# 2006 x trail oil level over the full line and smells of gas



## killingmesoftly (Aug 1, 2014)

Hi, I've only had my Nissan for 3 months, love it so far although there have been a few minor issues. The latest being when I checked the oil the other day the level was almost an inch over the full line and smelled like gasoline. It was fine the last time it was checked, at the full mark but not above, haven't added a drop of oil or had it in anywhere for an oil change or anything since I've had it. There was a ticking/faint knocking in the engine last time I drove it, and I have noticed a whine in it on acceleration which stops when I let off the gas. No lights in the dash coming on, no extra smoke coming from exhaust I've noticed, no smell of gas, nothing other than the noises it's making and extra oil. Anyone had this happen/know what it could be? I'm thinking maybe fuel injectors, someone I know said possibly throttle issues, and then they scared the crap out of me telling me the engine could be shot if theres that much gas in the oil Its in at the mechanics now, just won't know anything until tomorrow or Tuesday depending on how busy they are. Any help?
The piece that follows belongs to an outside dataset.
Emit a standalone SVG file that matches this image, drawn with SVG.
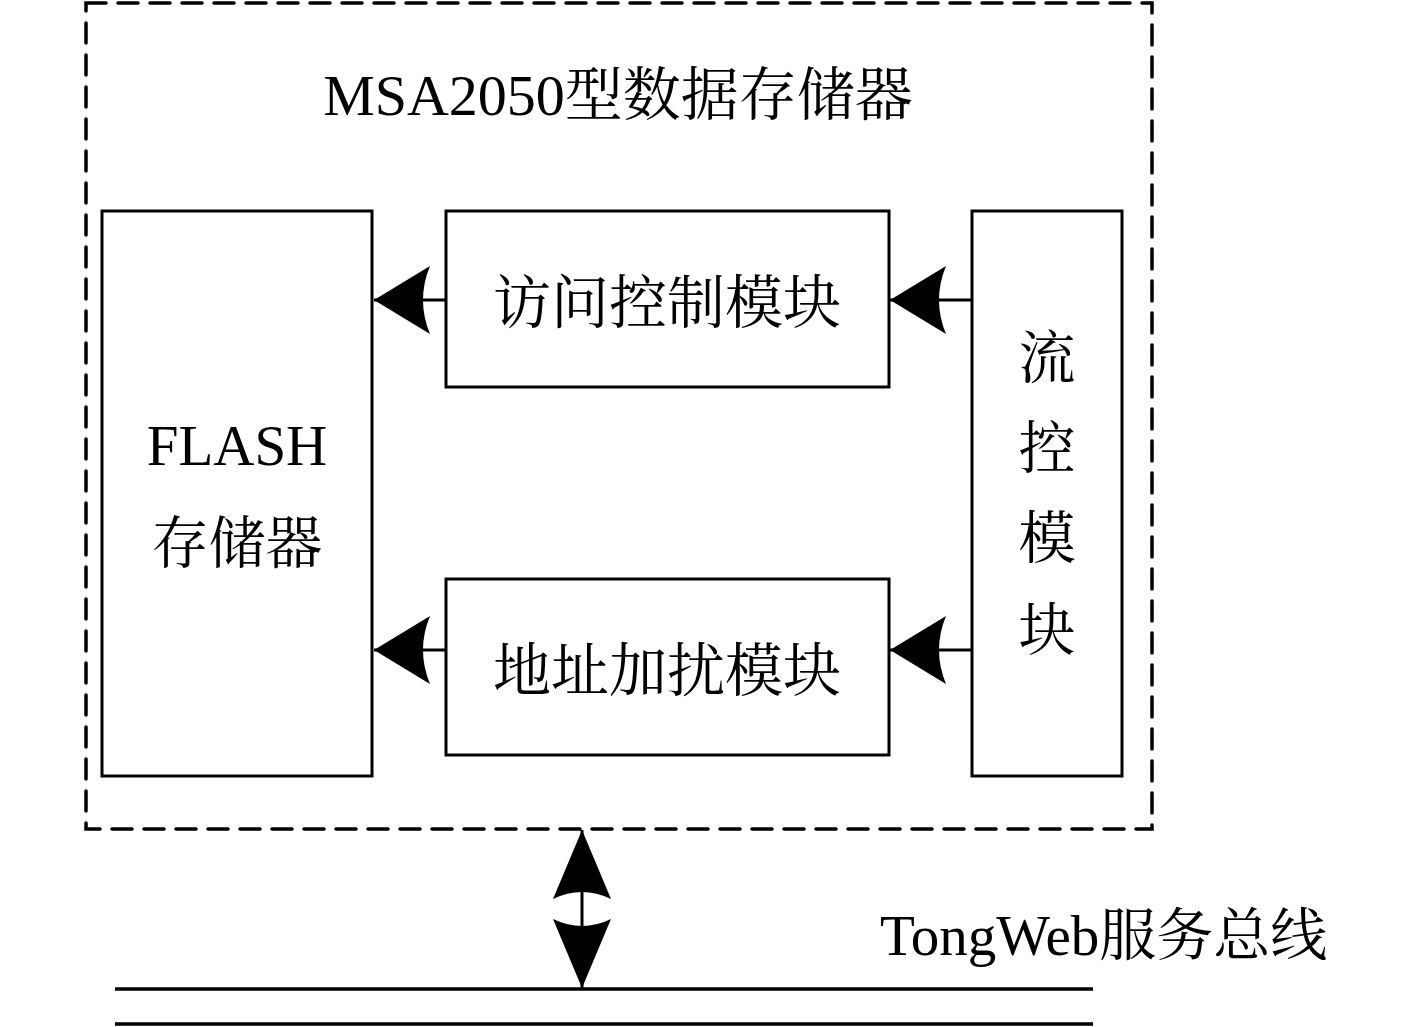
<svg xmlns="http://www.w3.org/2000/svg" width="1417" height="1027" viewBox="0 0 1417 1027">
<style>
.box{fill:#fff;stroke:#000;stroke-width:3}
.frame{fill:none;stroke:#000;stroke-width:3.5;stroke-dasharray:20 12;stroke-linecap:round}
.ln{stroke:#000;stroke-width:3;fill:none}
.bus{stroke:#000;stroke-width:3.5}
.t{font-family:"Liberation Serif","Noto Serif CJK SC","Noto Sans CJK SC",serif;font-size:57px;fill:#000}
</style>
<defs>
<marker id="ah" markerUnits="userSpaceOnUse" orient="auto" refX="0" refY="0" markerWidth="80" markerHeight="80" viewBox="-60 -40 62 80" overflow="visible">
<path d="M0,0 L-56,-34 Q-42,0 -56,34 Z" fill="#000"/>
</marker>
<marker id="av" markerUnits="userSpaceOnUse" orient="auto" refX="0" refY="0" markerWidth="80" markerHeight="80" viewBox="-72 -40 74 80" overflow="visible">
<path d="M0,0 L-69,-29 Q-55,0 -69,29 Z" fill="#000"/>
</marker>
</defs>
<rect id="frame" class="frame" x="86" y="3" width="1066" height="826"/>
<text id="title" class="t" x="618" y="115" text-anchor="middle" style="font-size:58px">MSA2050型数据存储器</text>
<g id="flash">
<rect class="box" x="102" y="211" width="270" height="565"/>
<text class="t" x="237" y="465" text-anchor="middle">FLASH</text>
<text class="t" x="237" y="563" text-anchor="middle">存储器</text>
</g>
<g id="access">
<rect class="box" x="446" y="211" width="443" height="176"/>
<text class="t" x="667" y="323" text-anchor="middle" style="font-size:58px">访问控制模块</text>
</g>
<g id="scramble">
<rect class="box" x="446" y="579" width="443" height="176"/>
<text class="t" x="667" y="691" text-anchor="middle" style="font-size:58px">地址加扰模块</text>
</g>
<g id="flow">
<rect class="box" x="972" y="211" width="150" height="565"/>
<text class="t" x="1047" y="378" text-anchor="middle">流</text>
<text class="t" x="1047" y="468" text-anchor="middle">控</text>
<text class="t" x="1047" y="558" text-anchor="middle">模</text>
<text class="t" x="1047" y="650" text-anchor="middle">块</text>
</g>
<g id="bus">
<line class="bus" x1="115" y1="989" x2="1093" y2="989"/>
<line class="bus" x1="115" y1="1024" x2="1093" y2="1024"/>
<text class="t" x="880" y="955">TongWeb服务总线</text>
</g>
<g id="connectors">
<line class="ln" x1="446" y1="300" x2="374" y2="300" marker-end="url(#ah)"/>
<line class="ln" x1="972" y1="300" x2="890" y2="300" marker-end="url(#ah)"/>
<line class="ln" x1="446" y1="650" x2="374" y2="650" marker-end="url(#ah)"/>
<line class="ln" x1="972" y1="650" x2="890" y2="650" marker-end="url(#ah)"/>
<line class="ln" x1="582" y1="909" x2="582" y2="830" marker-end="url(#av)"/>
<line class="ln" x1="582" y1="909" x2="582" y2="988" marker-end="url(#av)"/>
</g>
</svg>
Thanks


----------



## rogoman (Dec 16, 2004)

It's not extra oil but the addition of fuel getting into the oil pan. This is most likely caused by one or more fuel injectors either stuck open of leaking severely. Make sure the shop drains the old oil/oil filter and refills ASAP before running the engine any further. Damage may have been done; how severe, hard to tell until you get it running good again.


----------



## quadraria10 (Jul 6, 2010)

That makes sense Rogoman. I am wondering why a defective fuel injector would not trigger an engine or emissions code?


----------



## rogoman (Dec 16, 2004)

quadraria10 said:


> I am wondering why a defective fuel injector would not trigger an engine or emissions code?


IMO, in a 4-stroke engine, there are 4 chances, during the 4 strokes, for a lot of the raw fuel from a leaking or stuck open injector to get washed down past the rings and still fire that cylinder within a passable emissions threshold; I guess this would depend on the severity of the defective injector. Although some folks have reported misfire codes from defective injectors.


----------



## quadraria10 (Jul 6, 2010)

Thanks for your answer Rogoman


----------